Lucy Thomas y Patricia Janečkova coinciden en esto (haber salido adelante ante pruebas públicas a edad temprana) y en haber hecho versiones del Aleluya de Leonard Cohen.
A partir de allí las diferencias son notables: el repertorio de Patricia corresponde a la tradición de los Lieder y de la ópera europeas.
El papel de la joven en Acis y Galatea de Händel es sencillamente… (ponga aquí mi lector el adjetivo que juzgue comparativamente prudente y conveniente después de buscar la pieza completa o bien un par de las arias disponibles de ella).
Hubiera dicho Cervantes: “No sé como canta, que encanta.”
El estado de gracia de la voz se conjuga con una puesta en escena muy original y con una dirección de orquesta llena de contagiosa convicción y de energía.
El estado de gracia de la actuación llega al punto en que cierta agilidad facial me recordó a uno de los genios de la cinematografía.

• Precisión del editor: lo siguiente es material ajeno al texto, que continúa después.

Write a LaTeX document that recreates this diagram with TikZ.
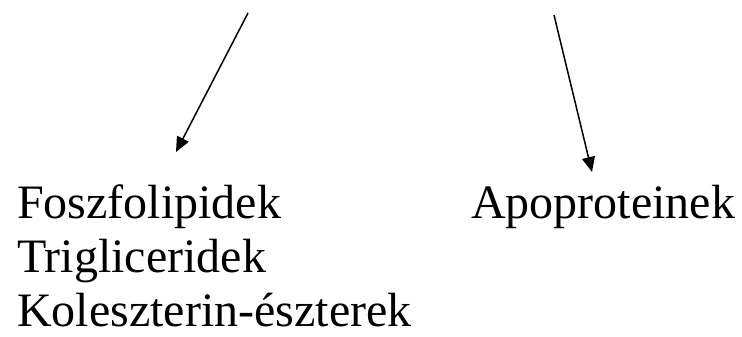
\documentclass[tikz,border=0pt]{standalone}
\usepackage{fontspec}
\setmainfont{Liberation Serif}
\usetikzlibrary{arrows.meta}
\begin{document}
\begin{tikzpicture}[x=1pt,y=-1pt,
  label/.style={anchor=base west,inner sep=0pt,font=\fontsize{48}{56}\selectfont},
  link/.style={line width=1.5pt,-{Triangle[length=15pt,width=13pt]}}]
\useasboundingbox (0,0) rectangle (742,337);
% lipid components
\node[label] (fosz) at (17,218) {Foszfolipidek};
\node[label] (trig) at (17,272) {Trigliceridek};
\node[label] (kol)  at (17,326) {Koleszterin-észterek};
% protein component
\node[label] (apo)  at (471,218) {Apoproteinek};
% arrows coming down from above
\coordinate (lstart) at (248,13);
\coordinate (ltip)   at (176,152);
\coordinate (rstart) at (554,15);
\coordinate (rtip)   at (592,172);
\draw[link] (lstart) -- (ltip);
\draw[link] (rstart) -- (rtip);
\end{tikzpicture}
\end{document}
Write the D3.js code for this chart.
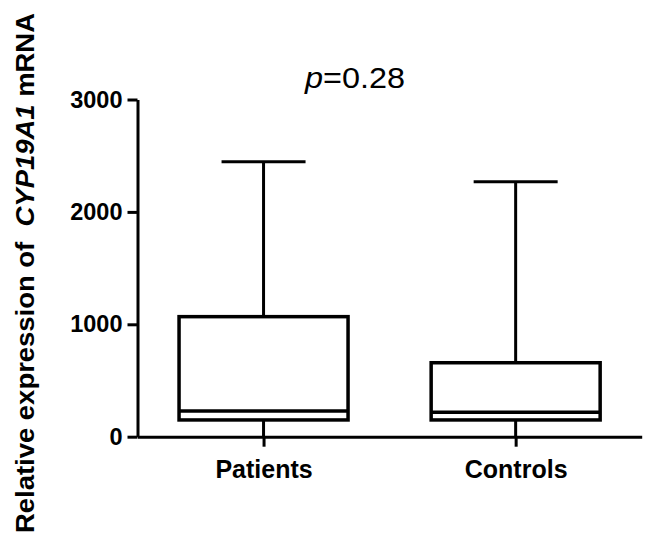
<!DOCTYPE html>
<html>
<head>
<meta charset="utf-8">
<script src="https://cdn.jsdelivr.net/npm/d3@7"></script>
<style>
  body { margin: 0; background: #fff; }
  svg { font-family: Arial, "Liberation Sans", sans-serif; }
</style>
</head>
<body>
<div class="chart"></div>
<script>
const groups = ['Patients', 'Controls'];
const mins = [0, 0];
const q1s = [149, 149];
const medians = [229, 217];
const q3s = [1068, 658];
const maxs = [2447, 2269];
const yTicks = [0, 1000, 2000, 3000];

const width = 657;
const height = 541;

const svg = d3
  .select('div.chart')
  .append('svg')
  .attr('width', width)
  .attr('height', height);

const y = d3.scaleLinear().domain([0, 3000]).range([436.7, 99.5]);
const x = d3.scalePoint().domain(groups).range([137.5, 641.7]).padding(0.5);

const boxHalf = 84.5;
const capHalf = 42;

// y axis
const yAxis = svg
  .append('g')
  .attr('transform', 'translate(137.5,0)')
  .call(d3.axisLeft(y).tickValues(yTicks).tickSize(10).tickSizeOuter(0).tickPadding(5).tickFormat(d3.format('d')));

yAxis.selectAll('path, line').attr('stroke', '#000').attr('stroke-width', 3);
yAxis.selectAll('text')
  .attr('font-size', 23.5)
  .attr('font-weight', 'bold')
  .attr('fill', '#000');

// x axis
const xAxis = svg
  .append('g')
  .attr('transform', `translate(0,${y(0)})`)
  .call(d3.axisBottom(x).tickSize(10).tickSizeOuter(0).tickPadding(14));

xAxis.selectAll('path, line').attr('stroke', '#000').attr('stroke-width', 3);
xAxis.selectAll('text')
  .attr('font-size', 25)
  .attr('font-weight', 'bold')
  .attr('fill', '#000');

// boxes
const rows = groups.map((g, i) => ({
  name: g,
  min: mins[i],
  q1: q1s[i],
  median: medians[i],
  q3: q3s[i],
  max: maxs[i],
}));

const box = svg.selectAll('g.box').data(rows).enter().append('g').attr('class', 'box');

box.append('line')
  .attr('x1', (d) => x(d.name))
  .attr('x2', (d) => x(d.name))
  .attr('y1', (d) => y(d.q3))
  .attr('y2', (d) => y(d.max))
  .attr('stroke', '#000')
  .attr('stroke-width', 3);

box.append('line')
  .attr('x1', (d) => x(d.name))
  .attr('x2', (d) => x(d.name))
  .attr('y1', (d) => y(d.q1))
  .attr('y2', (d) => y(d.min))
  .attr('stroke', '#000')
  .attr('stroke-width', 3);

box.append('line')
  .attr('x1', (d) => x(d.name) - capHalf)
  .attr('x2', (d) => x(d.name) + capHalf)
  .attr('y1', (d) => y(d.max))
  .attr('y2', (d) => y(d.max))
  .attr('stroke', '#000')
  .attr('stroke-width', 3);

box.append('rect')
  .attr('x', (d) => x(d.name) - boxHalf)
  .attr('width', boxHalf * 2)
  .attr('y', (d) => y(d.q3))
  .attr('height', (d) => y(d.q1) - y(d.q3))
  .attr('fill', '#fff')
  .attr('stroke', '#000')
  .attr('stroke-width', 3.5);

box.append('line')
  .attr('x1', (d) => x(d.name) - boxHalf)
  .attr('x2', (d) => x(d.name) + boxHalf)
  .attr('y1', (d) => y(d.median))
  .attr('y2', (d) => y(d.median))
  .attr('stroke', '#000')
  .attr('stroke-width', 3.5);

// p value
const pText = svg
  .append('text')
  .attr('x', 305)
  .attr('y', 88)
  .attr('font-size', 29)
  .attr('fill', '#000')
  .attr('textLength', 100)
  .attr('lengthAdjust', 'spacingAndGlyphs');
pText.append('tspan').attr('font-style', 'italic').text('p');
pText.append('tspan').text('=0.28');

// y label
const yLabel = svg
  .append('text')
  .attr('transform', 'translate(33.5,273) rotate(-90)')
  .attr('text-anchor', 'middle')
  .attr('font-size', 25)
  .attr('font-weight', 'bold')
  .attr('fill', '#000')
  .attr('textLength', 520)
  .attr('lengthAdjust', 'spacingAndGlyphs');
yLabel.append('tspan').text('Relative expression of\u00a0 ');
yLabel.append('tspan').attr('font-style', 'italic').text('CYP19A1');
yLabel.append('tspan').text(' mRNA');
</script>
</body>
</html>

De golpe quiero aprender checo, eslovaco, esloveno. Y he aquí otro de los milagros de la música: no sólo es el lenguaje universal por excelencia, el lenguaje que acaso salvará a la humanidad de los particularismos endógenos, recelosos, sino que el vocabulario de la música tiende a ser común, y es así como de aquellas lenguas centroeuropeas alcanzo a entender un par de palabras, equivalentes a orquesta, a concierto, entre otras, y los nombres me orientan y casi comprendo una o dos frases: Bach, Offenbach, Andrea Bocelli.
(Un joven estudiante norteamericano acaba de ser arrestado en su propia casa de estudios por alguna protesta contra masacres de inocentes; al momento de la detención se puso a cantar, y de repente se hizo un coro de jóvenes en el campus: la música se nos aparece como identidad y como última resistencia.)
Hay una selección de piezas de Mozart y una de Antonin Dvorak en la voz de Patricia. Se advierte un proceso de maduración desde aquellos concursos iniciales.
Patricia emprendió una versión de una de las canciones más conocidas de Dvorak, “The Song of the Moon” o “Rusalka”. También se animó con “O mio babbino caro” y así se expuso a ser comparada con Monserrat Caballé y muchísimas más. Sus dos versiones de un aria de los Cuentos de Hoffmann son sendas joyas en voz y actuación.
En el difícil 2022 enfermó de cáncer. En junio de 2023 contrajo matrimonio. En el tristísimo, el lamentabilísimo octubre pasado “olvidó el ganar y el perder”.
Su canto ennoblecía el alemán, el italiano, el inglés, el francés y desde luego la lengua materna. Tenía 25 años. Ya se encuentra más allá de toda comparación y todo juicio.